Vollebak is at the cutting edge of high-tech fashion, and this is their first watch. In their catalogue you’ll find the Carbon Fibre T Shirt, engineered with 120 metres of carbon fibre and an indestructible graphene-coated jacket. This is no purveyor of sartorial chic in the traditional sense, but part of the future of the garment industry.
The Garbage Watch is a collaboration with Re-Made, a holistic recycling project from the design gurus at Wallpaper*, and more than the sum of its recycled parts.
The watch will be ready for delivery in 2021 – with a waiting list sign-up initiating a journey through the design, recycling and production process concluding in a major talking point of a watch, with an intrinsic value. This watch is addressing a big cause: recycling the most damaging waste products known today, namely the 50 million tonnes of consumer electronics waste produced yearly.
The watch itself is a brightly coloured mashup of electrical wiring, odd screws and parts from motherboards and microchips. The skeletonised dial reveals a time-only watch with a charming small seconds register at 5 o’clock and what looks like a mechanical movement based on a circuit board base plate, though this remains a mystery. With the watch being at the prototype stage, neither the size nor the details of the movement has been revealed. The movement parts are playfully arranged, and though I seem to notice some non-engaging cogs, we are still hoping for a mechanical movement. For the OCD-afflicted, the four coloured crowns and push buttons are disturbingly off-centre and odd looking, and we are also left guessing as to any extra functionality. But in their varyingly anodised, polished and knurled finish they look damn good nonetheless.
The heart of the Garbage Watch is a solid quartz movement under the caseback, with the case itself being a thick chunk of futuristic tooling. There is an architectural and rough industrial vibe underlined by a stamped logo, and the image is one of indestructibility. Simple but nice detail work endows the matt-lacquered surface with chamfered edges, a matt greenish colour and an octagonal dial opening. The case is bolted together from the front with odd-sized screws of different colours, a form follows function adage underlining the source of the materials. It would not look out of place on the wrist of Arnold in the dystopian sci-fi Total Recall from the ’90s and will grab the attention of anyone within 10 feet.

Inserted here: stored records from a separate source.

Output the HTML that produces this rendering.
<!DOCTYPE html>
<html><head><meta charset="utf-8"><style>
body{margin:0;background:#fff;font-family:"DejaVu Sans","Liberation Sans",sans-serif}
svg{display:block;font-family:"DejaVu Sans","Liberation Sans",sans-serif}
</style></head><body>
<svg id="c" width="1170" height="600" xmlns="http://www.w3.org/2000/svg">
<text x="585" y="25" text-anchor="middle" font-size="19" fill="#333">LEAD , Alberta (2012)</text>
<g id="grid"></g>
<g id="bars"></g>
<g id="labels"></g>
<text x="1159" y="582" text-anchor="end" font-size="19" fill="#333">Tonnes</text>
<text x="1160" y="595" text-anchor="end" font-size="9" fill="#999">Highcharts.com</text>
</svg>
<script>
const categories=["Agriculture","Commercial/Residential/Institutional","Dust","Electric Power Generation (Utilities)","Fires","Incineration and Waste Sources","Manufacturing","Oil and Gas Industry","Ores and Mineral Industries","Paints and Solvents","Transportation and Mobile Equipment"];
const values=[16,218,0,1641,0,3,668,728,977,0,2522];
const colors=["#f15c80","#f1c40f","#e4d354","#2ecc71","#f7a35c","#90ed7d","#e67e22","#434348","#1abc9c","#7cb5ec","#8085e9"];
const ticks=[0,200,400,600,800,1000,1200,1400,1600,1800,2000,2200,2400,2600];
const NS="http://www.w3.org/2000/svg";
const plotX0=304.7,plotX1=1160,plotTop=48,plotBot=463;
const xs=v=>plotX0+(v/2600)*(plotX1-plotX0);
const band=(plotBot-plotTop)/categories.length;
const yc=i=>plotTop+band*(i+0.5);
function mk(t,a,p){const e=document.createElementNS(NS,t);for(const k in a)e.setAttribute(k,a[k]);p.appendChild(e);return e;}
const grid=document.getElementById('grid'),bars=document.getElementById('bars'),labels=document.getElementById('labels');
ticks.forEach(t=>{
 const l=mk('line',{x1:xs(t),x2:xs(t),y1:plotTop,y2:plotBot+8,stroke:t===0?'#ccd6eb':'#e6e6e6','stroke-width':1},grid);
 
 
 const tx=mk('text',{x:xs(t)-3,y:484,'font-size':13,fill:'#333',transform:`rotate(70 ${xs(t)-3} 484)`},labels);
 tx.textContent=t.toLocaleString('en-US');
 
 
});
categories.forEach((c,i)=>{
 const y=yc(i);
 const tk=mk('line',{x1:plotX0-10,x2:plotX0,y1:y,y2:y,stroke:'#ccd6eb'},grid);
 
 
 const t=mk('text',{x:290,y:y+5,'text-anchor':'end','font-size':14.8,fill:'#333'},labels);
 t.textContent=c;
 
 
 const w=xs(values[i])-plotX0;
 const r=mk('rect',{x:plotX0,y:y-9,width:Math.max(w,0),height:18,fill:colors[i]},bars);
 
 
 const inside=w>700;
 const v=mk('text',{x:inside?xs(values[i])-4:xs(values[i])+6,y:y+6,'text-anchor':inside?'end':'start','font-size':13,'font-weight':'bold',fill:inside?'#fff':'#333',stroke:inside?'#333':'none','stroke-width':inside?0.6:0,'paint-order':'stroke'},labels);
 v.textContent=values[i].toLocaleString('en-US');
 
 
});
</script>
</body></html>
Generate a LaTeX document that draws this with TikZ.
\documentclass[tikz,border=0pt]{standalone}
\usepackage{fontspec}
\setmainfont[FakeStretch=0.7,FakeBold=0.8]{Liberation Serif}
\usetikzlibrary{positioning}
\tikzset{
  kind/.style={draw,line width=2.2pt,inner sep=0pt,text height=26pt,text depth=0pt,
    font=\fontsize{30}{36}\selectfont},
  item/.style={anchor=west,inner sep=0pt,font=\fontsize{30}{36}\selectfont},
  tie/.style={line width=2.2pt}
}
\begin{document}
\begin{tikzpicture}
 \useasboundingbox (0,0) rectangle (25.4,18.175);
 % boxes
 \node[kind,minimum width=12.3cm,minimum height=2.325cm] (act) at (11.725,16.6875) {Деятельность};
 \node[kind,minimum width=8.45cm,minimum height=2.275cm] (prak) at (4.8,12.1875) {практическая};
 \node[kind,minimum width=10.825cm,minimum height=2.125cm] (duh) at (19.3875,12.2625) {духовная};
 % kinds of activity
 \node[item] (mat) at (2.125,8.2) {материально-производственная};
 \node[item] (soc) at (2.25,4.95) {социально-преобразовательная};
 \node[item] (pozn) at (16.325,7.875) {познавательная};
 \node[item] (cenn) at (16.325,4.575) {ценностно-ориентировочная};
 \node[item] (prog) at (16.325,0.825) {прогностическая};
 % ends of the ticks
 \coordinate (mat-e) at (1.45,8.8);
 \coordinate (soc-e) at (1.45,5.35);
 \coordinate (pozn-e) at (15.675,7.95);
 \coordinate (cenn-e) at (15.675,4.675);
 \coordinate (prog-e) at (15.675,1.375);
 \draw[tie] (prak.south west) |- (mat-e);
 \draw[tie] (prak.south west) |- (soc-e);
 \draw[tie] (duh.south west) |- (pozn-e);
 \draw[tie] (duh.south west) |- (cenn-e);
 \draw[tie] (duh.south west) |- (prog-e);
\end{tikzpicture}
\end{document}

The “strap” is five charmingly cobbled-together electrical cables of odd colours, fixed to the blocky case with green and red lugs top and bottom, with an interesting-looking simple buckle. But, at the end of the day, view this more as a bold mission statement. It’s a tough yet charming piece of horological ice-breaking material, and maybe the benefits are two-fold? Engaging in a necessary dialogue with your friends and colleagues on the important backstory – while at the same time converting young environmentally focused smartphone addicts to the joys of horology. Mission complete.